Saudi names 15 women to Shura Council - report

Saudi Arabia’s advisory body is set to appoint women for the first time in history

(AFP/Getty Images - for illustrative purposes)

(AFP/Getty Images - for illustrative purposes)

Saudi Arabia is expected to name 15 women among its 150-member Shura Council when the body’s new representatives are announced next week.

The new members are set to be revealed on 15 January and a number of prominent females have been nominated to take up positions on the council.

These include deputy chairman of the National Society for Human Rights, Al-Jowhara Al-Anqari; executive director of the National Family Safety Programme, Dr Maha Al-Muneef; rector of Princess Noura University in Riyadh, Huda Al-Ameel; and current deputy minister of education, Noora Al-Fayez.

Absolute ruler King Abdullah stated in 2011 that women would be appointed to the Shura and from 2015 would be allowed to vote and contest in municipal elections, saying: “We refuse to marginalise women in Saudi society,” adding “Muslim women in our history have had stances that cannot be sidelined.”

While many women have previously been employed as consultants to the Shura, this will be the first time they will serve as members.

The council, established in 1927, serves as Saudi Arabia’s formal advisory body and is permitted to propose draft laws which are then forwarded to the King, advise the King on policies, economic plans and international treaties, and examine annual reports. Only the king has the power to pass or enforce laws.

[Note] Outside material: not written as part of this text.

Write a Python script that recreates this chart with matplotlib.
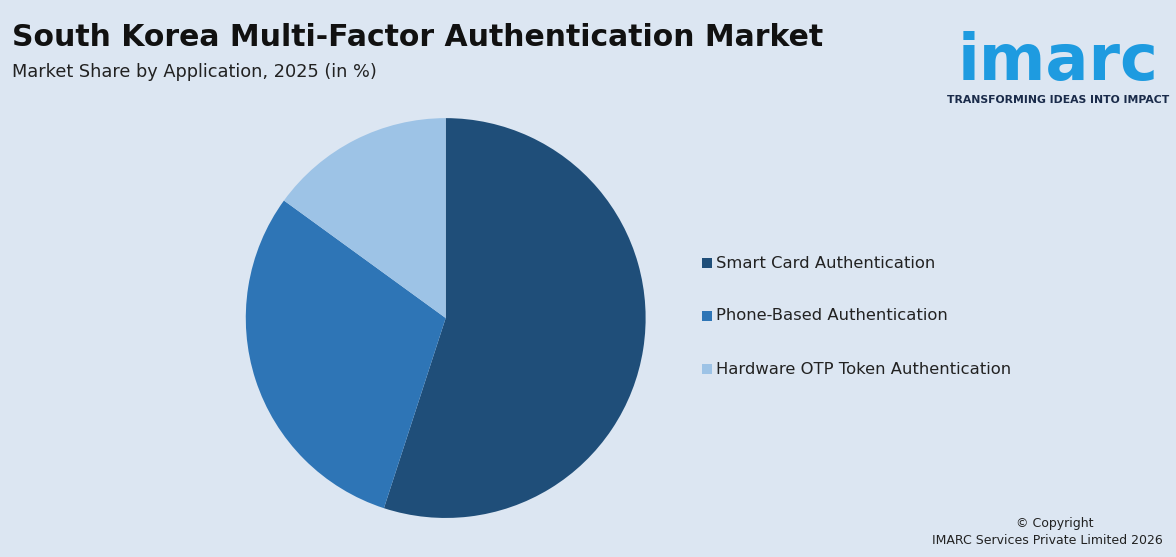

The council only grew to 150 members in the 2005-2009 term and the 2011 declaration by King Abdullah means that the 2013-2017 term will be the first to include women.

Members are appointed by the king and traditionally chosen from different provinces in the kingdom, representing three groups – religious establishment bureaucracy and business groups. They are usually highly educated and regarded as experts in their field.

Saudi Arabia, the world's largest oil exporter and the most populous country in the Gulf, enforces strict segregation of males and females throughout many aspects of day-to-day life.

Women are prohibited from driving and must obtain their husband or another male guardian’s permission to take employment or travel.